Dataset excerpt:
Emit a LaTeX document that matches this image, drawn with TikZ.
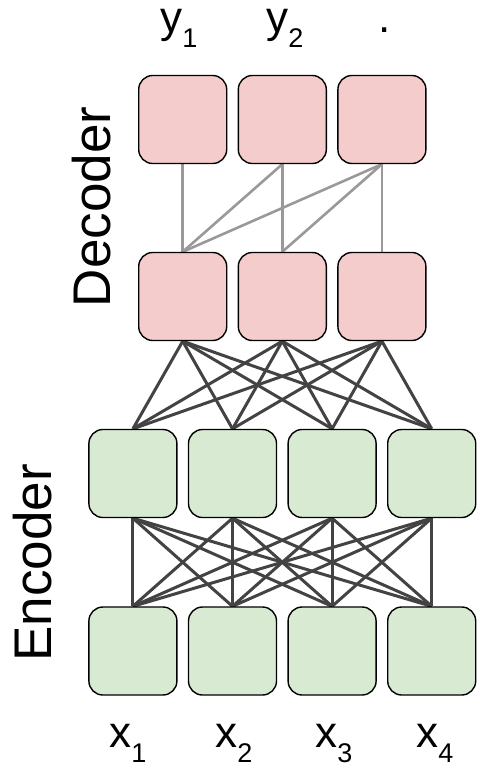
\documentclass[tikz,border=0pt]{standalone}
\usepackage{fontspec}
\setmainfont{Liberation Sans}
\definecolor{decfill}{HTML}{F4CCCC}
\definecolor{encfill}{HTML}{D9EAD3}
\definecolor{darkline}{HTML}{434343}
\definecolor{lightline}{HTML}{999999}
\pgfdeclarelayer{background}
\pgfsetlayers{background,main}
\tikzset{
  cell/.style={draw=black, line width=1.4pt, rounded corners=14pt, minimum width=88pt, minimum height=88pt, inner sep=0pt},
  deccell/.style={cell, fill=decfill},
  enccell/.style={cell, fill=encfill},
  darkconn/.style={draw=darkline, line width=3pt},
  lightconn/.style={draw=lightline, line width=2.6pt},
  sidelabel/.style={rotate=90, inner sep=0pt, font=\fontsize{53}{53}\selectfont},
  toklabel/.style={anchor=base, inner sep=0pt, font=\fontsize{44}{44}\selectfont}
}
\newcommand{\tok}[2]{#1\raisebox{-15pt}{\fontsize{27}{27}\selectfont #2}}
\begin{document}
\begin{tikzpicture}[x=1pt,y=-1pt]
\useasboundingbox (0,0) rectangle (479,768);
% nodes
\node[deccell] (t1) at (182.7,119.5) {};
\node[deccell] (t2) at (282.3,119.5) {};
\node[deccell] (t3) at (381.9,119.5) {};
\node[deccell] (h1) at (182.7,296.5) {};
\node[deccell] (h2) at (282.3,296.5) {};
\node[deccell] (h3) at (381.9,296.5) {};
\node[enccell] (e1) at (132.9,473.5) {};
\node[enccell] (e2) at (232.5,473.5) {};
\node[enccell] (e3) at (332.1,473.5) {};
\node[enccell] (e4) at (431.7,473.5) {};
\node[enccell] (i1) at (132.9,651) {};
\node[enccell] (i2) at (232.5,651) {};
\node[enccell] (i3) at (332.1,651) {};
\node[enccell] (i4) at (431.7,651) {};
% connectors
\begin{pgfonlayer}{background}
\foreach \a/\b in {t1/h1,t2/h1,t2/h2,t3/h1,t3/h2,t3/h3}
  \draw[lightconn] (\a.south) -- (\b.north);
\foreach \a in {h1,h2,h3}
  \foreach \b in {e1,e2,e3,e4}
    \draw[darkconn] (\a.south) -- (\b.north);
\foreach \a in {e1,e2,e3,e4}
  \foreach \b in {i1,i2,i3,i4}
    \draw[darkconn] (\a.south) -- (\b.north);
\end{pgfonlayer}
% labels
\node[sidelabel] (dec) at (92,207) {Decoder};
\node[sidelabel] (enc) at (32.5,563) {Encoder};
\node[toklabel] (y1) at (179,33) {\tok{y}{1}};
\node[toklabel] (y2) at (285,33) {\tok{y}{2}};
\node[toklabel] (yd) at (385,33) {.};
\node[toklabel] (x1) at (128,747) {\tok{x}{1}};
\node[toklabel] (x2) at (234,747) {\tok{x}{2}};
\node[toklabel] (x3) at (334,747) {\tok{x}{3}};
\node[toklabel] (x4) at (435,747) {\tok{x}{4}};
\end{tikzpicture}
\end{document}
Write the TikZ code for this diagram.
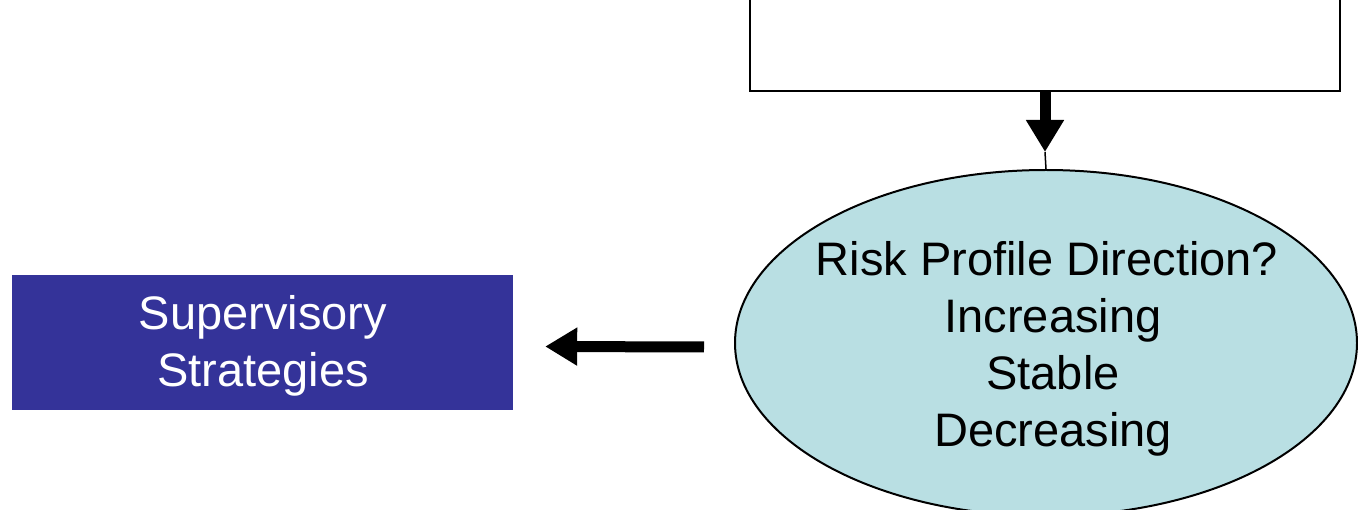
\documentclass[tikz,border=0pt]{standalone}
\usepackage{fontspec}
\setmainfont{Liberation Sans}
\usetikzlibrary{shapes.geometric,arrows.meta}
\definecolor{stratblue}{RGB}{52,51,153}
\definecolor{ellfill}{RGB}{185,223,227}
\begin{document}
\begin{tikzpicture}[x=1pt,y=-1pt,
  bigtext/.style={font=\fontsize{47}{57}\selectfont, align=center},
  fatarrow/.style={line width=11pt, -{Triangle[width=36pt,length=32pt]}},
  outline/.style={draw, line width=2pt}]
\useasboundingbox (0,0) rectangle (1358,510);
\clip (0,0) rectangle (1358,510);
% source box, its top runs off the page
\node[outline, minimum width=590pt, minimum height=140pt, anchor=south, inner sep=0] (src) at (1045,92) {};
% decision ellipse
\node[ellipse, outline, fill=ellfill, minimum width=622pt, minimum height=346pt, inner sep=0] (dir) at (1046,343) {};
\node[bigtext] (dirtext) at (1047,349) {Risk Profile Direction?\\\hspace*{12pt}Increasing\\\hspace*{12pt}Stable\\\hspace*{12pt}Decreasing};
% strategies box
\node[fill=stratblue, text=white, bigtext, minimum width=501pt, minimum height=135pt] (strat) at (262.5,342.5) {};
\node[text=white, bigtext] (strattext) at (263,346) {Supervisory\\Strategies};
% connectors
\coordinate (tip) at ([yshift=-60pt]src.south);
\draw[fatarrow] (src.south) -- (tip);
\draw[line width=1.5pt] (tip) -- (dir.north);
\draw[fatarrow] ([shift={(-30pt,-4pt)}]dir.west) -- ([shift={(32pt,-4pt)}]strat.east);
\end{tikzpicture}
\end{document}
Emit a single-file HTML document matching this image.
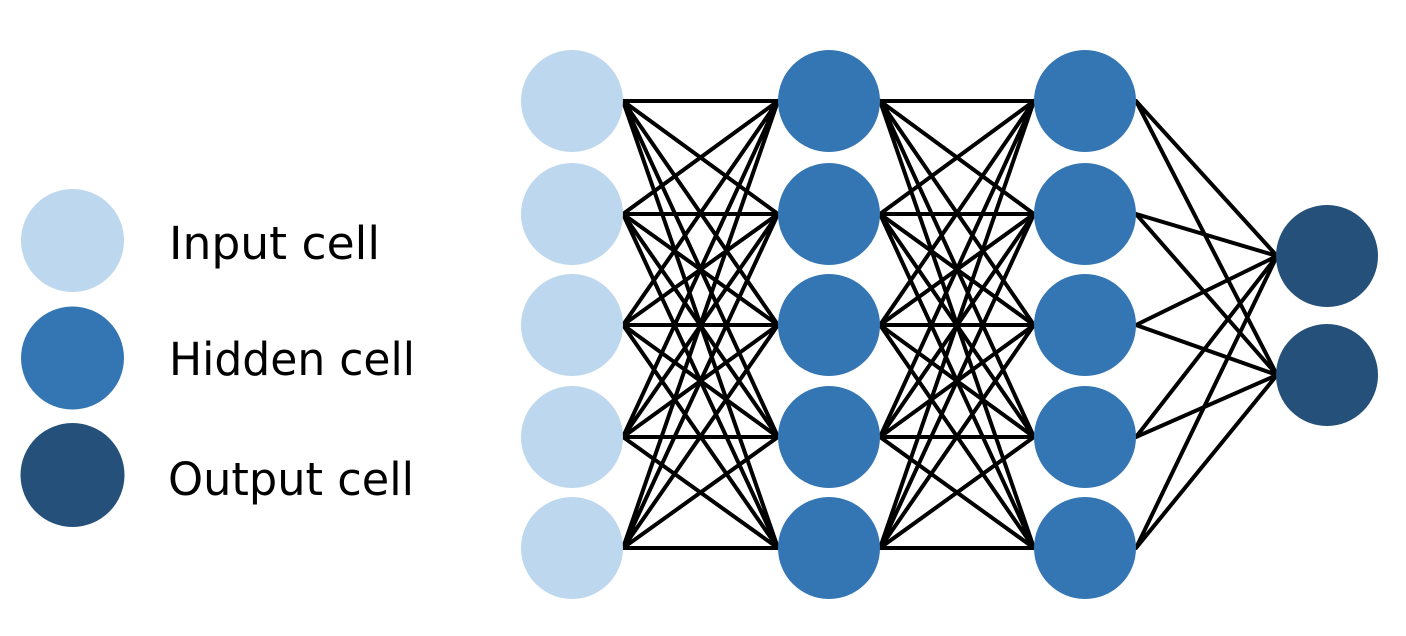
<!DOCTYPE html>
<html><head><meta charset="utf-8"><style>html,body{margin:0;padding:0;background:#fff;width:1406px;height:636px;overflow:hidden}</style></head>
<body>
<svg width="1406" height="636" viewBox="0 0 1406 636" xmlns="http://www.w3.org/2000/svg">
<g stroke="#000" stroke-width="4" fill="none" stroke-linecap="round">
<path d="M623 101L778 101M623 101L778 214M623 101L778 325M623 101L778 437M623 101L778 548
M623 214L778 101M623 214L778 214M623 214L778 325M623 214L778 437M623 214L778 548
M623 325L778 101M623 325L778 214M623 325L778 325M623 325L778 437M623 325L778 548
M623 437L778 101M623 437L778 214M623 437L778 325M623 437L778 437M623 437L778 548
M623 548L778 101M623 548L778 214M623 548L778 325M623 548L778 437M623 548L778 548"/>
<path d="M880 101L1034 101M880 101L1034 214M880 101L1034 325M880 101L1034 437M880 101L1034 548
M880 214L1034 101M880 214L1034 214M880 214L1034 325M880 214L1034 437M880 214L1034 548
M880 325L1034 101M880 325L1034 214M880 325L1034 325M880 325L1034 437M880 325L1034 548
M880 437L1034 101M880 437L1034 214M880 437L1034 325M880 437L1034 437M880 437L1034 548
M880 548L1034 101M880 548L1034 214M880 548L1034 325M880 548L1034 437M880 548L1034 548"/>
<path d="M1136 101L1277 256M1136 101L1277 375M1136 214L1277 256M1136 214L1277 375M1136 325L1277 256M1136 325L1277 375M1136 437L1277 256M1136 437L1277 375M1136 548L1277 256M1136 548L1277 375"/>
</g>
<g fill="#bdd7ee">
<circle cx="572" cy="101" r="51"/><circle cx="572" cy="214" r="51"/><circle cx="572" cy="325" r="51"/><circle cx="572" cy="437" r="51"/><circle cx="572" cy="548" r="51"/>
<circle cx="72.5" cy="240.5" r="51.5"/>
</g>
<g fill="#3476b3">
<circle cx="829" cy="101" r="51"/><circle cx="829" cy="214" r="51"/><circle cx="829" cy="325" r="51"/><circle cx="829" cy="437" r="51"/><circle cx="829" cy="548" r="51"/>
<circle cx="1085" cy="101" r="51"/><circle cx="1085" cy="214" r="51"/><circle cx="1085" cy="325" r="51"/><circle cx="1085" cy="437" r="51"/><circle cx="1085" cy="548" r="51"/>
<circle cx="72.5" cy="358" r="51.5"/>
</g>
<g fill="#24507a">
<circle cx="1327" cy="256" r="51"/><circle cx="1327" cy="375" r="51"/>
<circle cx="72.5" cy="475" r="52"/>
</g>
<g font-family="'DejaVu Sans','Liberation Sans',sans-serif" font-size="45" fill="#000">
<text x="169" y="259" textLength="211" lengthAdjust="spacingAndGlyphs">Input cell</text>
<text x="169" y="375" textLength="246" lengthAdjust="spacingAndGlyphs">Hidden cell</text>
<text x="168" y="495" textLength="246" lengthAdjust="spacingAndGlyphs">Output cell</text>
</g>
</svg>
</body></html>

Stated exercise. Review the preceding data and report every line that includes the string "this".

Answer in full.
Emit a LaTeX document that matches this image, drawn with TikZ.
Write the TikZ code for this diagram.
Emit a single-file HTML document matching this image.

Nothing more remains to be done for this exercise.